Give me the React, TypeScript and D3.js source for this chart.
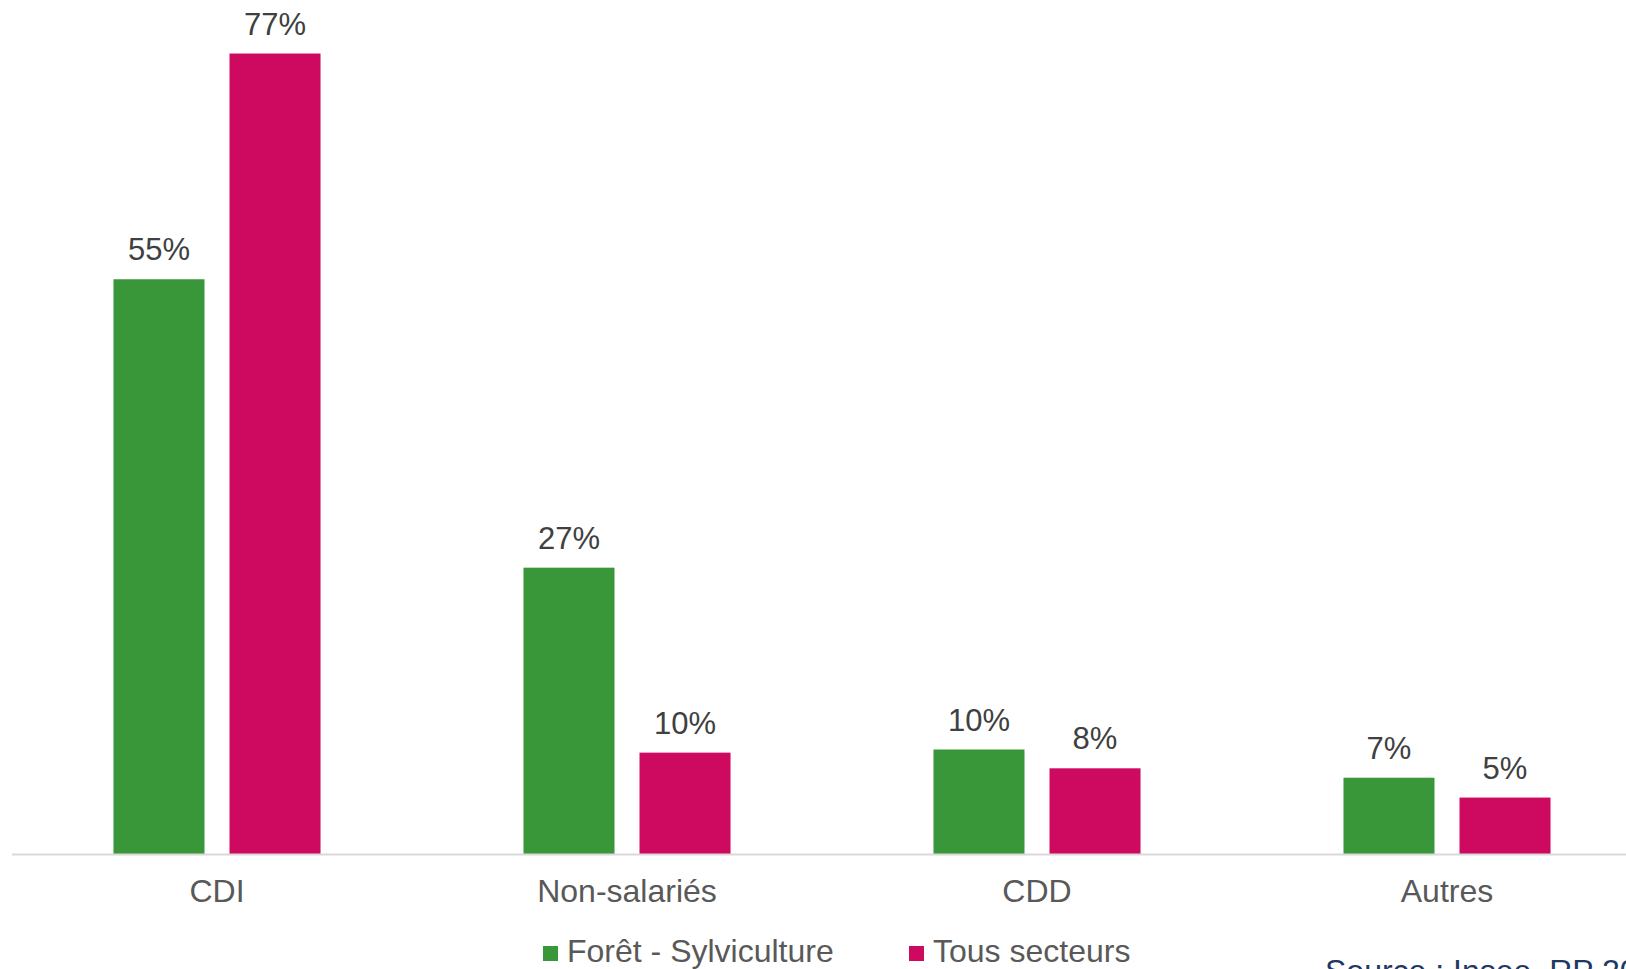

═══

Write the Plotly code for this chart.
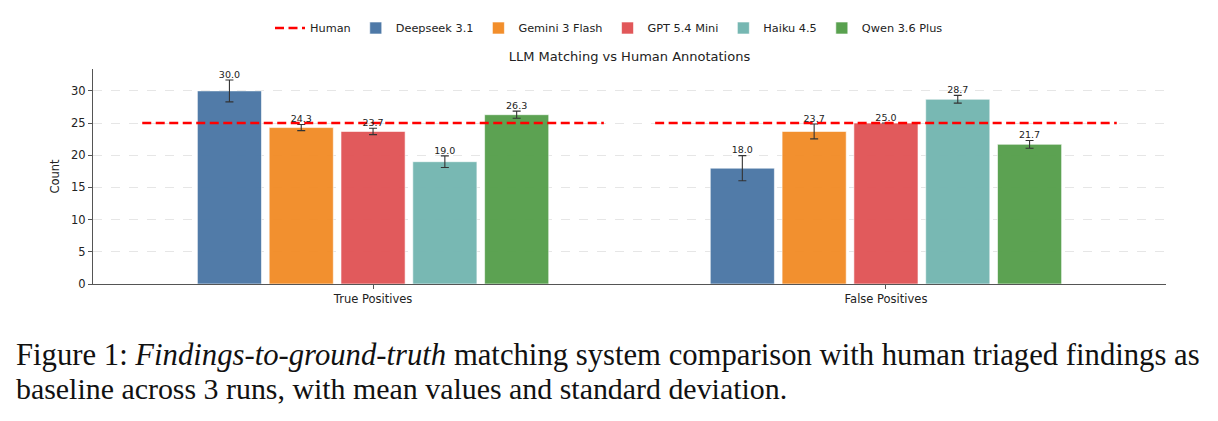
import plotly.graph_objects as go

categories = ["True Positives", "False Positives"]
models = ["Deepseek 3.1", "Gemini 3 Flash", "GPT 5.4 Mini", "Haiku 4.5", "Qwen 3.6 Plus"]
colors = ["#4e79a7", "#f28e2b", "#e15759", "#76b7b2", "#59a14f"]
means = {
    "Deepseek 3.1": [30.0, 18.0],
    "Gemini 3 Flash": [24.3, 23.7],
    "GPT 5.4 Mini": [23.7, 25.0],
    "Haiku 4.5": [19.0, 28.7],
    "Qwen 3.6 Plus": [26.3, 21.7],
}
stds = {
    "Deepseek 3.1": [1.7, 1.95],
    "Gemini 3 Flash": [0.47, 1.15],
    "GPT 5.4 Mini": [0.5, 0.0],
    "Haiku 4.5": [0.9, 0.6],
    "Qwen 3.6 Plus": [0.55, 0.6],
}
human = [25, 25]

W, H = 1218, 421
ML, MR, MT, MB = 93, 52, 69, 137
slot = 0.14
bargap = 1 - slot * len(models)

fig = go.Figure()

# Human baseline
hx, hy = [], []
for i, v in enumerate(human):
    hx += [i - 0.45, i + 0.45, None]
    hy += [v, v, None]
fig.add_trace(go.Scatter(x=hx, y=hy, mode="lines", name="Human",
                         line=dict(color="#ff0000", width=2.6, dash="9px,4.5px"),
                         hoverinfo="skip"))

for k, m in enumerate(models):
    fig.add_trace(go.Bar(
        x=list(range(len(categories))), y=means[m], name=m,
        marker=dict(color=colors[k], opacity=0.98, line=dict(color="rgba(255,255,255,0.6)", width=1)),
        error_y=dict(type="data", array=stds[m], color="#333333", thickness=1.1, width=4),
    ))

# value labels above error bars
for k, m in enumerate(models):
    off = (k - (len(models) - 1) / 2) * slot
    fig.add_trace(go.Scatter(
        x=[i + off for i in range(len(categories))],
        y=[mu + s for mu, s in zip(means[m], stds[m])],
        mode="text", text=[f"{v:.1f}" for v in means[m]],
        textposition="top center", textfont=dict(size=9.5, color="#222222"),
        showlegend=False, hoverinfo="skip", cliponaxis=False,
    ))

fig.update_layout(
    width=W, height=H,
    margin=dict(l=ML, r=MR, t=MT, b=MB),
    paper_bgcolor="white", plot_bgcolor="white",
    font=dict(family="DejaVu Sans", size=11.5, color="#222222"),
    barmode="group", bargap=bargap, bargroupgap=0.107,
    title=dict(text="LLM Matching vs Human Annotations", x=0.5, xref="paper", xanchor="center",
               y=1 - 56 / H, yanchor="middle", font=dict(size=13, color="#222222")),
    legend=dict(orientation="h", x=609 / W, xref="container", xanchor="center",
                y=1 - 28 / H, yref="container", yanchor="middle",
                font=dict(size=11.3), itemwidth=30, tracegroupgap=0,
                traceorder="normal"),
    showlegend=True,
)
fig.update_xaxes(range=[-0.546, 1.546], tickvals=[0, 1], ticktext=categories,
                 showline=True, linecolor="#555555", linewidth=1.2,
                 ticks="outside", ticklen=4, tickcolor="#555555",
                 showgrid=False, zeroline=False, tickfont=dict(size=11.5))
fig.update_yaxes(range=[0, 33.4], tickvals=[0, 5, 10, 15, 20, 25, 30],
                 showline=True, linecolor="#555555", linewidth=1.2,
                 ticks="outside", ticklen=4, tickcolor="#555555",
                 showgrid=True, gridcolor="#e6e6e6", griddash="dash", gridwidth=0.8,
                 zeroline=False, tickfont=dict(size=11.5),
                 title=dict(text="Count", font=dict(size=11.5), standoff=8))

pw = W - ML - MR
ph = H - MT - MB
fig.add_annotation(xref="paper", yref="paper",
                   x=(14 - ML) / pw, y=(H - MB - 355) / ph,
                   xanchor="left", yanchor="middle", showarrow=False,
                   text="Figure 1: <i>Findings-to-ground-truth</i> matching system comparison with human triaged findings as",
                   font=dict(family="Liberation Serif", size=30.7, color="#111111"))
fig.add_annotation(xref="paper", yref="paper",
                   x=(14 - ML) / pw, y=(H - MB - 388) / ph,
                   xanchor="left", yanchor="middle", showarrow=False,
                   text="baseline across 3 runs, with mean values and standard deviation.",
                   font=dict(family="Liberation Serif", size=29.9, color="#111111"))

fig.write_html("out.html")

═══

**INSTRUCTIONS FOR THE TASK**
Retype, word for word, only the lines from the one containing "Write the Plotly code for this chart." through the one containing "import plotly.graph_objects as go", both included, and leave out any pictures.

**SOLUTION FOR THIS TASK**
Write the Plotly code for this chart.
import plotly.graph_objects as go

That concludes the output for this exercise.